A federal judge has rejected a pair of motions to dismiss the infringement complaint filed against Donald Trump and others over Isaac Hayes-penned “Hold On, I’m Coming.”Judge Thomas Thrash Jr. denied the dismissal pushes (and ruled on several other motions) during a recent 50-minute hearing. We’ve covered the underlying copyright complaint, levied by Isaac Hayes Enterprises (which isn’t the sole owner of the appropriate IP; more on this in a moment), since it initiated in August 2024.

Just to recap, the relevant defendants did, in fact, obtain a public performance license. But the Hayes estate says its opposition to the use of Sam & Dave-recorded “Hold On, I’m Coming” at the president’s campaign events caused the work to be excluded from the license.
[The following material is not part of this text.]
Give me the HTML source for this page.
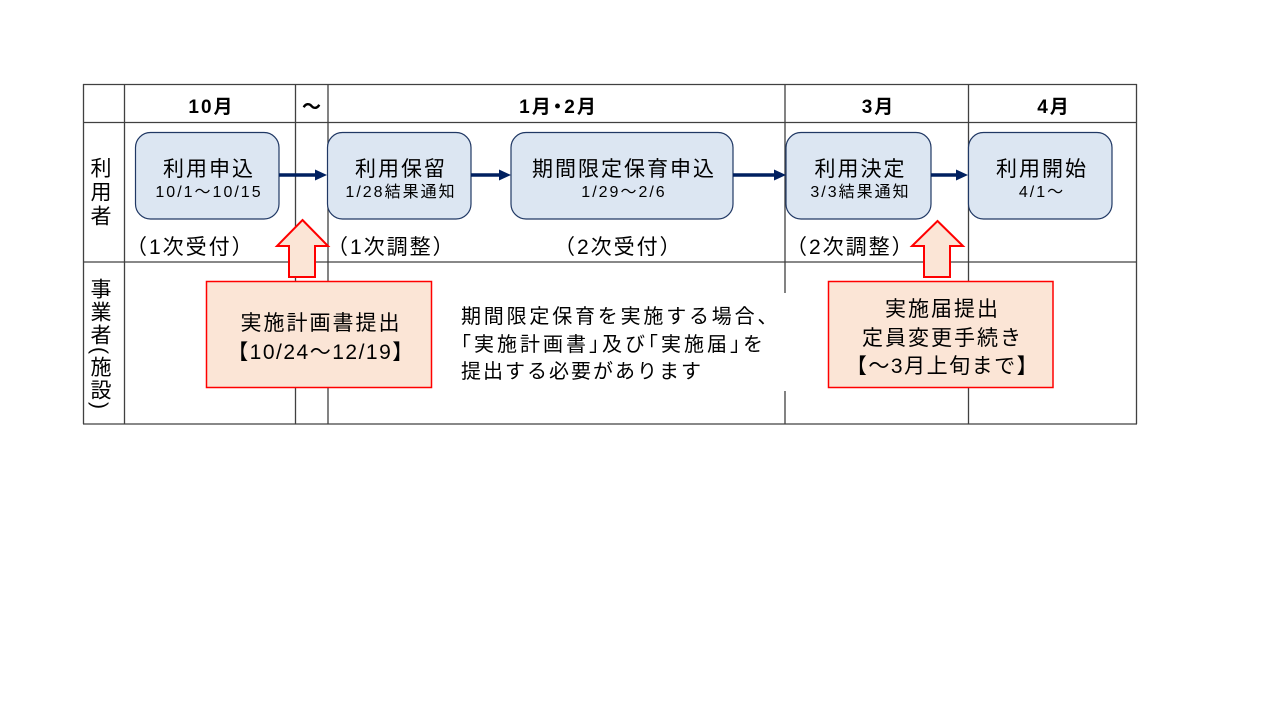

Also at issue is (among other things) the allegedly unauthorized synchronization of “Hold On, I’m Coming” in various social clips.

On the parties front, the initial action named as defendants President Trump, his campaign, the RNC, the NRA, Turning Point Action, the American Conservative Union, and the entity (BTC) behind the annual Bitcoin conference.

But a December 2024 amended action dropped all defendants save the president, his campaign, Turning Point, and BTC. Meanwhile, the court has now granted a joint request from BTC and the Hayes estate to transfer the case – for BTC only – from Georgia to Tennessee.

Returning to the new rulings, then, the court rejected Turning Point’s motion to dismiss the complaint for lack of standing. However, this defendant further argued that it hadn’t had much at all to do with the alleged infringement – “there are no allegations…that TPA engaged in any wrongful conduct.” The court said the personal-jurisdiction position was “taken under advisement.”

(Without diving too much deeper into the convoluted courtroom confrontation here, the judge also rejected a sanctions motion against Turning Point counsel for, in the Hayes plaintiffs’ words, allegedly filing “a [dismissal] motion riddled with false statements.”)

Additionally, the court denied the Trump legal team’s own motion to dismiss for failure to state a claim.Said motion had called into question the ownership particulars of “Hold On, I’m Coming,” in part by taking aim at an alleged 2014 Warner Chappell copyright termination as well as the actual rights of plaintiff Isaac Hayes III, one of Isaac Hayes’ 11 children.

“The problem is that none of these key legal events—the alleged termination of the copyright license based on one-half of the ownership in the Work; the alleged transfer of Isaac Hayes’s rights to Hayes Enterprises; or the agreement between the latter and Primary Wave—is documented,” the president’s legal team wrote. “There is nothing, not a single document: no termination; no assignment; no agreement.”

(The Hayes plaintiffs later pushed back, including by “disclosing the identities of each owner/member of” Isaac Hayes Enterprises, “which happen to be all the known heirs.” Non-party Primary Wave is said to own a quarter of Isaac Hayes’ body of work.)

As to where things go now, discovery will seemingly proceed after the judge (in the second such music industry ruling this week) also denied the defendants’ request to pause the process.